# 90 gallon Tropheus?



## cjacob316 (Dec 4, 2008)

I have a 90 gallon that currently houses my all male haps and peacocks, and i'm thinking of maybe converting to a tropheus tank

- is it large enough for tropheus?
- are they hard to care for?
- about how many generally can live in a tank this size?
- how many different species do people usually keep together?

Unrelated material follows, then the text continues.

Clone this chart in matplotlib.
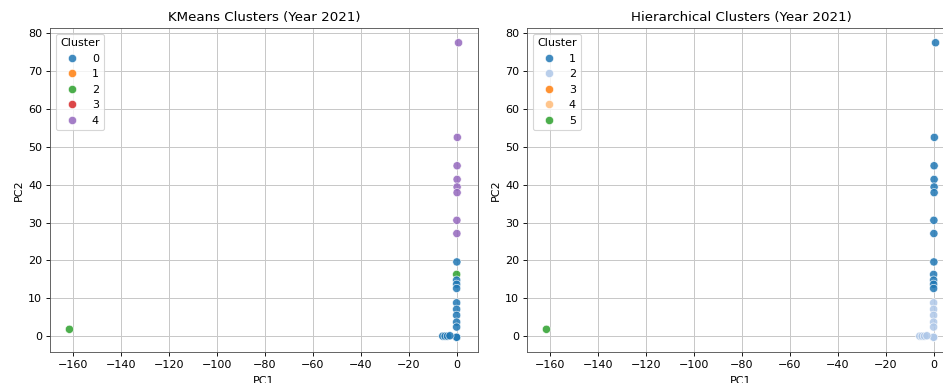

i love my male tank, but it's difficult to find fish that fit in the tank and don't all look alike, and i was thinking that maybe a tropheus tank would appear more active and fuller. does anyone have any opinions on the matter?


----------



## cjacob316 (Dec 4, 2008)

ha i forgot there was a tropheus forum, my bad, thanks for moving it


----------



## ssondubs (Nov 16, 2008)

Tropheus require maintenance just like all other species but tropheus are sensitive to less than ideal water conditions. If you aren't lazy on the upkeep (stable water temps, filter media service and water changes) of your tanks its not difficult to care for Tropheus.


----------



## Agnag (Dec 1, 2008)

I agree with ssondubs, and as far as tank size a 90 gallon is plenty for a group of adults 12-20, 
I house all my breeding colonies in 75g tanks with no problems.. I wouldn't have less then 12, my groups are between 15 to 18 in each tank...


----------



## ssondubs (Nov 16, 2008)

A larger group (12+) will help to spread aggression so the sub-dominants won't die due to stress from the dominant males wrath!


----------



## cjacob316 (Dec 4, 2008)

so you guys would only suggest single species?


----------



## NorthShore (Feb 3, 2006)

Most folks will keep one species in a 4 foot tank. Theoretically you could house 2 small groups in a 90, but breeding will be impaired for both groups. One group could also really dominate the other and if dealing with smaller groups in the first place, you could end up with stress-rleated problems.


----------



## ssondubs (Nov 16, 2008)

1 species of Tropheus and a pair of Gobies work well!


----------



## cjacob316 (Dec 4, 2008)

not really what i was hoping for, i was hoping i would be able to get some variety, not concerned about fry, but i don't want stress problems. i guess i should just stick to my haps, peacocks


----------



## punman (Oct 24, 2003)

cjacob316 said:


> not really what i was hoping for, i was hoping i would be able to get some variety, not concerned about fry, but i don't want stress problems. i guess i should just stick to my haps, peacocks


Possibly so. I have 20 adult tropheus in a 90 and have not lost a fish in the two years I have had them.
Maybe partly due to good luck and good maintenance but I think the fact that this is all that is in there has a lot to do with it.


----------